L’organe ou le représentant susceptible d’engager, sur le fondement de l’article 121-2 du code pénal, la responsabilité pénale de la personne morale pour le compte de laquelle il a agi ne saurait se confondre avec le « représentant légal » de la personne morale désigné pour la représenter dans le cadre de poursuites pénales au visa de l’article 706-43 du code de procédure pénale.
Rappelons les textes concernés.
L’article 121-2 du code pénal pose le principe de la responsabilité pénale des personnes morales en ces termes : « les personnes morales, à l’exclusion de l’Etat, sont responsables pénalement, selon les distinctions des articles 121-4 à 121-7, des infractions commises, pour leur compte, par leurs organes ou représentants ».
L’article 706-43 du code de procédure pénale dispose :
« L’action publique est exercée à l’encontre de la personne morale prise en la personne de son représentant légal à l’époque des poursuites.

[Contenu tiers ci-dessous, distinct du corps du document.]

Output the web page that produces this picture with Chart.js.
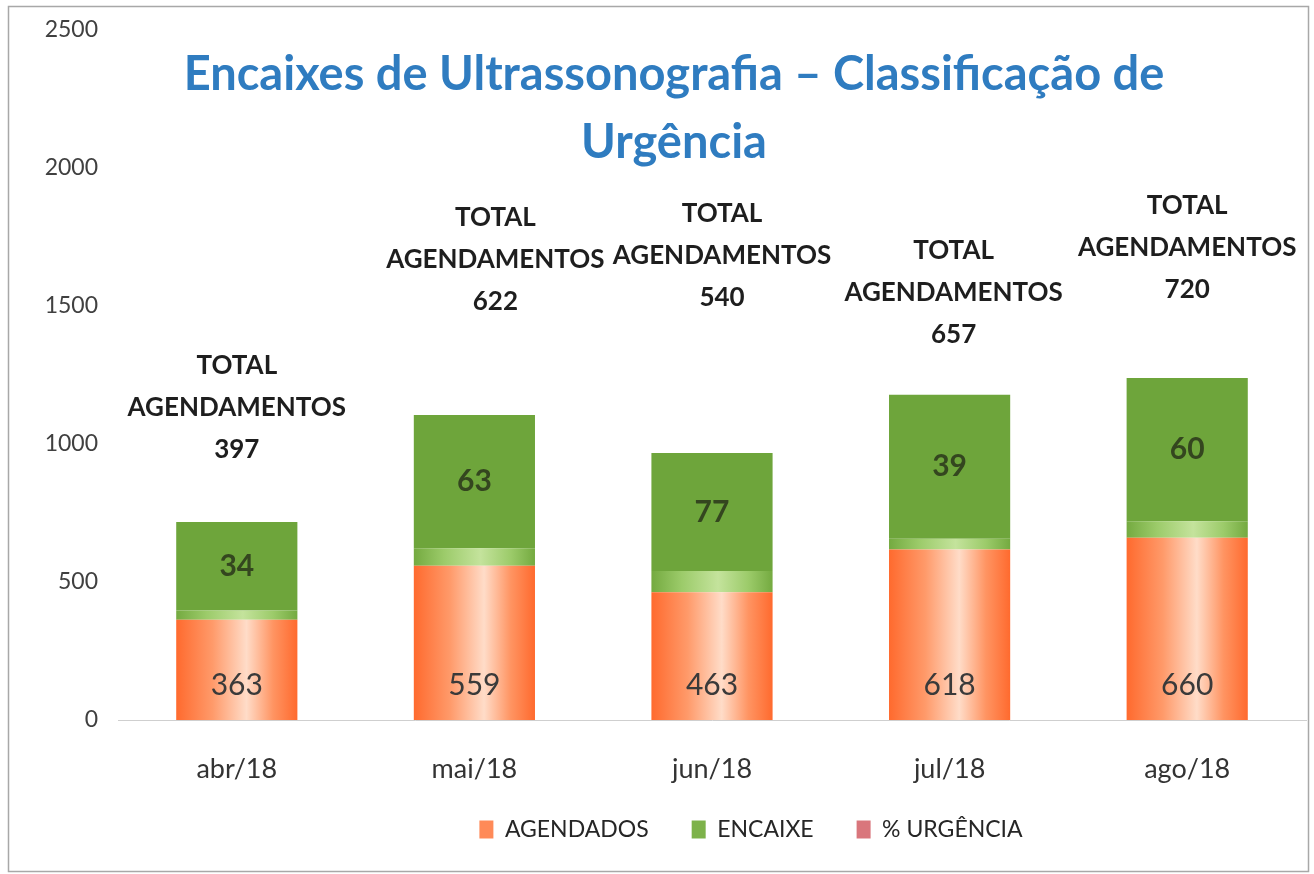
<!DOCTYPE html>
<html>
<head>
<meta charset="utf-8">
<script src="https://cdn.jsdelivr.net/npm/chart.js@4"></script>
<style>
  html, body { margin: 0; padding: 0; background: #fff; }
  #wrap { width: 1314px; height: 874px; }
</style>
</head>
<body>
<div id="wrap"><canvas id="ultra-chart"></canvas></div>
<script>
// data
const months = ["abr/18", "mai/18", "jun/18", "jul/18", "ago/18"];
const agendados = [363, 559, 463, 618, 660];
const encaixe = [34, 63, 77, 39, 60];
const urgencia = [320, 483, 427, 521, 519];   // upper green block
const yTicks = [0, 500, 1000, 1500, 2000, 2500];

// layout of the "TOTAL AGENDAMENTOS" labels (px above bar top, px sideways)
const totalGap = [72, 113, 155, 60, 88];
const totalShift = [0, 21, 10, 4, 0];

const BAR_PCT = 0.51;
const FONT = "Lato, 'Open Sans', sans-serif";

function barGradient(stops, solid) {
    return function (c) {
        if (c.type !== "data") return solid;
        const xs = c.chart.scales.x;
        if (!xs || !xs.width) return solid;
        const x = xs.getPixelForValue(c.dataIndex);
        const w = xs.width / months.length * BAR_PCT;
        const g = c.chart.ctx.createLinearGradient(x - w / 2, 0, x + w / 2, 0);
        stops.forEach(s => g.addColorStop(s[0], s[1]));
        return g;
    };
}

const orangeFill = barGradient([
    [0, "#ff6a2e"], [0.3, "#ff9a6a"], [0.58, "#ffdcc8"], [0.8, "#ff9462"], [1, "#ff6a2e"]
], "#ff7a40");
const bandFill = barGradient([
    [0, "#74aa40"], [0.25, "#9ccb6a"], [0.55, "#c4e39c"], [0.8, "#9ccb6a"], [1, "#74aa40"]
], "#8fc15a");

const swatches = ["#ff8a58", "#7db24a", "#d9767c"];

const labelsPlugin = {
    id: "labels",
    afterLayout(chart) {
        // legend in the original sits right of centre and a bit higher
        const lg = chart.legend;
        lg.left += 94;
        lg.right += 94;
        lg.top -= 13;
        lg.bottom -= 13;
    },
    beforeDraw(chart) {
        const ctx = chart.ctx;
        ctx.save();
        ctx.fillStyle = "#fff";
        ctx.fillRect(0, 0, chart.width, chart.height);
        ctx.strokeStyle = "#a8a8a8";
        ctx.lineWidth = 1.5;
        ctx.strokeRect(8.5, 6.5, 1300, 865);
        ctx.restore();
    },
    afterDatasetsDraw(chart) {
        const ctx = chart.ctx;
        const base = chart.getDatasetMeta(0).data;
        const top = chart.getDatasetMeta(2).data;
        ctx.save();
        ctx.textAlign = "center";
        ctx.textBaseline = "middle";
        base.forEach((el, i) => {
            ctx.font = "30px " + FONT;
            ctx.fillStyle = "#3a3a3a";
            ctx.fillText(agendados[i], el.x, el.base - 35);

            const t = top[i];
            ctx.font = "bold 30px " + FONT;
            ctx.fillStyle = "#34461f";
            ctx.fillText(encaixe[i], t.x, (t.y + t.base) / 2);

            const total = agendados[i] + encaixe[i];
            const cx = t.x + totalShift[i];
            const y3 = t.y - totalGap[i];
            ctx.font = "bold 26px " + FONT;
            ctx.fillStyle = "#1e1e1e";
            ctx.fillText("TOTAL", cx, y3 - 84);
            ctx.fillText("AGENDAMENTOS", cx, y3 - 42);
            ctx.fillText(total, cx, y3);
        });
        ctx.restore();
    },
    afterDraw(chart) {
        const ctx = chart.ctx;
        ctx.save();
        ctx.textAlign = "center";
        ctx.textBaseline = "middle";
        ctx.fillStyle = "#2f7cc0";
        ctx.font = "bold 47px " + FONT;
        ctx.fillText("Encaixes de Ultrassonografia \u2013 Classificação de", 674, 75);
        ctx.fillText("Urgência", 674, 143);
        ctx.restore();
    }
};

const ctx = document.getElementById("ultra-chart").getContext("2d");

new Chart(ctx, {
    type: "bar",
    data: {
        labels: months,
        datasets: [
            { label: "AGENDADOS", data: agendados, backgroundColor: orangeFill },
            { label: "ENCAIXE", data: encaixe, backgroundColor: bandFill },
            { label: "% URGÊNCIA", data: urgencia, backgroundColor: "#6ea53b" }
        ]
    },
    options: {
        responsive: true,
        maintainAspectRatio: false,
        animation: false,
        layout: { padding: { left: 8, right: 8, top: 30, bottom: 10 } },
        datasets: { bar: { categoryPercentage: 1, barPercentage: BAR_PCT } },
        plugins: {
            title: { display: false },
            tooltip: { enabled: false },
            legend: {
                position: "bottom",
                labels: {
                    font: { family: FONT, size: 23 },
                    color: "#262626",
                    boxWidth: 14,
                    boxHeight: 18,
                    padding: 43,
                    generateLabels(chart) {
                        return chart.data.datasets.map((d, i) => ({
                            text: d.label,
                            fillStyle: swatches[i],
                            strokeStyle: swatches[i],
                            lineWidth: 0,
                            datasetIndex: i,
                            fontColor: "#262626"
                        }));
                    }
                }
            }
        },
        scales: {
            x: {
                stacked: true,
                grid: { display: false },
                border: { color: "#cfcfcf" },
                ticks: { font: { family: FONT, size: 27 }, color: "#333", padding: 25 },
                afterFit(s) { s.height = 68; }
            },
            y: {
                stacked: true,
                min: 0,
                max: 2500,
                afterBuildTicks(s) { s.ticks = yTicks.map(v => ({ value: v })); },
                grid: { display: false },
                border: { display: false },
                ticks: {
                    font: { family: FONT, size: 23 },
                    color: "#404040",
                    padding: 12,
                    callback: v => String(v)
                },
                afterFit(s) { s.width = 110; }
            }
        }
    },
    plugins: [labelsPlugin]
});
</script>
</body>
</html>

Ce dernier représente la personne morale à tous les actes de la procédure. Toutefois, lorsque des poursuites pour des mêmes faits ou des faits connexes sont engagées à l’encontre du représentant légal, celui-ci peut saisir par requête le président du tribunal de grande instance aux fins de désignation d’un mandataire de justice pour représenter la personne morale.
La personne morale peut également être représentée par toute personne bénéficiant, conformément à la loi ou à ses statuts, d’une délégation de pouvoir à cet effet ».
Cet article répond à une évidence presque physique : la personne morale n’est faite ni de chair ni de sang et reste une « entité » impalpable si elle n’est pas représentée par une personne physique.
Dès lors, et assez naturellement, c’est le représentant légal de la société à l’époque des poursuites – ou la personne à laquelle il aura confié un pouvoir à cette fin – qui sera visé par la citation à comparaître délivrée à la société « prise en la personne de son représentant légal » selon la formule consacrée.
Mais ce représentant n’est pas nécessairement « l’organe ou le représentant » ayant commis la faute pénale sur laquelle se fonde les poursuites engagées contre la personne morale.
En l’espèce, le directeur salarié n’était ni organe ni représentant de la personne morale au moment de l’accident, ne bénéficiant d’aucune délégation de pouvoir et étant devenu gérant postérieurement.
S’il pouvait valablement représenter la société au cours de la procédure et y compris devant la juridiction de jugement au sens de l’article 706-43, étant à l’époque de la citation son représentant légal, cette seule qualité ne suffisait bien évidemment pas à en faire le « représentant » ayant commis les infractions visées dans la poursuite.
Pour condamner la société, encore fallait-il identifier précisément le « fautif », c’est-à-dire l’organe ou le représentant ayant commis une infraction pour le compte de la personne morale.